Filter the data for lines with the word "this", then copy every line so identified.

[Code that draws figures]
+-------+

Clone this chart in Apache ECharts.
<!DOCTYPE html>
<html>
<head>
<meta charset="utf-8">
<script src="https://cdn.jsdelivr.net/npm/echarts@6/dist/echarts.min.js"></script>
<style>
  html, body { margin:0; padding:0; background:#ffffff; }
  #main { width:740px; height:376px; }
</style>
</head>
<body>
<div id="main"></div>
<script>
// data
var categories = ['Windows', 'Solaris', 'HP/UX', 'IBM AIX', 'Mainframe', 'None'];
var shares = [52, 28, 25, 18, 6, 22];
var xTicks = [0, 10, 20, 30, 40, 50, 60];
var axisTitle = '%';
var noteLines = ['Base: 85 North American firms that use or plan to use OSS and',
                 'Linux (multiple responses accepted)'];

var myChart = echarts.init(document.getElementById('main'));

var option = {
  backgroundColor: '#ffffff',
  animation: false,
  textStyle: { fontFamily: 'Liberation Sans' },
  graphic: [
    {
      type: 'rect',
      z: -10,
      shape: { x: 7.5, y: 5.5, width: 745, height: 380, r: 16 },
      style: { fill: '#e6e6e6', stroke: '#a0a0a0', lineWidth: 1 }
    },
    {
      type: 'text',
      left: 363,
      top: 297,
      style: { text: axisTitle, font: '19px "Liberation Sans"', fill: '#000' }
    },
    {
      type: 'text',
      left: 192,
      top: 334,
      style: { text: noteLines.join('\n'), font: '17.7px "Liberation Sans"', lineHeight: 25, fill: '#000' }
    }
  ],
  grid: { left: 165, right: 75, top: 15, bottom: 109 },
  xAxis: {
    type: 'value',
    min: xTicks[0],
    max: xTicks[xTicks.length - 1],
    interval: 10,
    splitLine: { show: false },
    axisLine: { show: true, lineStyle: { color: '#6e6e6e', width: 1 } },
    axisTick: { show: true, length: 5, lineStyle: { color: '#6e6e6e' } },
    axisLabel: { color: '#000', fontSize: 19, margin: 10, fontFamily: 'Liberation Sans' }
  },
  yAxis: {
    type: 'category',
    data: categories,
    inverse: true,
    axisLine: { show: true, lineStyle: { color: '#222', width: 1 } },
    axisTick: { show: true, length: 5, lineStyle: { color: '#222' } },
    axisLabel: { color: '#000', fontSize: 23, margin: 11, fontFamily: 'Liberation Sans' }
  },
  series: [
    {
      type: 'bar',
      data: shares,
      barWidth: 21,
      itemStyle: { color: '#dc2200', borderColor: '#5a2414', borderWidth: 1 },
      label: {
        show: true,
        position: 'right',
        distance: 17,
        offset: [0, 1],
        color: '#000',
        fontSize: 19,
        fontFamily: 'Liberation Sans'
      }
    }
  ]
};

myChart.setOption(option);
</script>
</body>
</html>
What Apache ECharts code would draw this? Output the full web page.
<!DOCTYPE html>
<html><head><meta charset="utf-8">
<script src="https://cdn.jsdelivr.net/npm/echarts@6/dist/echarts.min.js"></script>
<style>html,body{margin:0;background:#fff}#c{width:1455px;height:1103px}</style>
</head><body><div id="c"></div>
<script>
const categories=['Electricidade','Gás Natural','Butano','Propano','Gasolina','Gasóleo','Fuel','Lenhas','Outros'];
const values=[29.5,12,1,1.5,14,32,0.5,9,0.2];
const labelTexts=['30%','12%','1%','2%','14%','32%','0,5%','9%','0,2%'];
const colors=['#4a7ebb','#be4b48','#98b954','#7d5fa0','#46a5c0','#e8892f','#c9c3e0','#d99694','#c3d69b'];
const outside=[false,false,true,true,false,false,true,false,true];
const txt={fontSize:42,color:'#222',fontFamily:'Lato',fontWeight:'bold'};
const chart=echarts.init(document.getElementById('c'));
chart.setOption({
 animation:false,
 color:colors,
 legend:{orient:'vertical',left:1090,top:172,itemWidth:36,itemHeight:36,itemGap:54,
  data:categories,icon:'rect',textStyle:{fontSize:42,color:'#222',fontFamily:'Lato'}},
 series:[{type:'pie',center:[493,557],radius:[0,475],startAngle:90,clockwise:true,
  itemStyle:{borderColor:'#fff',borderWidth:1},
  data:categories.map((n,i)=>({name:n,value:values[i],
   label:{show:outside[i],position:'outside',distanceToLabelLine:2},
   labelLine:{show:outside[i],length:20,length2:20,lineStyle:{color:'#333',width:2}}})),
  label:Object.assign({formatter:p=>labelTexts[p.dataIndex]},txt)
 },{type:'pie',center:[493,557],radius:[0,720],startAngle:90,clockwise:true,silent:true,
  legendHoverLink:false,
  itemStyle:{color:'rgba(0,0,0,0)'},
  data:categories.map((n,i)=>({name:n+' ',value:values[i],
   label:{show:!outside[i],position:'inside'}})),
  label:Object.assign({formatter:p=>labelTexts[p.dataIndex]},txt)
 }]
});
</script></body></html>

+-------+

> [REPLY]
Clone this chart in Apache ECharts.
What Apache ECharts code would draw this? Output the full web page.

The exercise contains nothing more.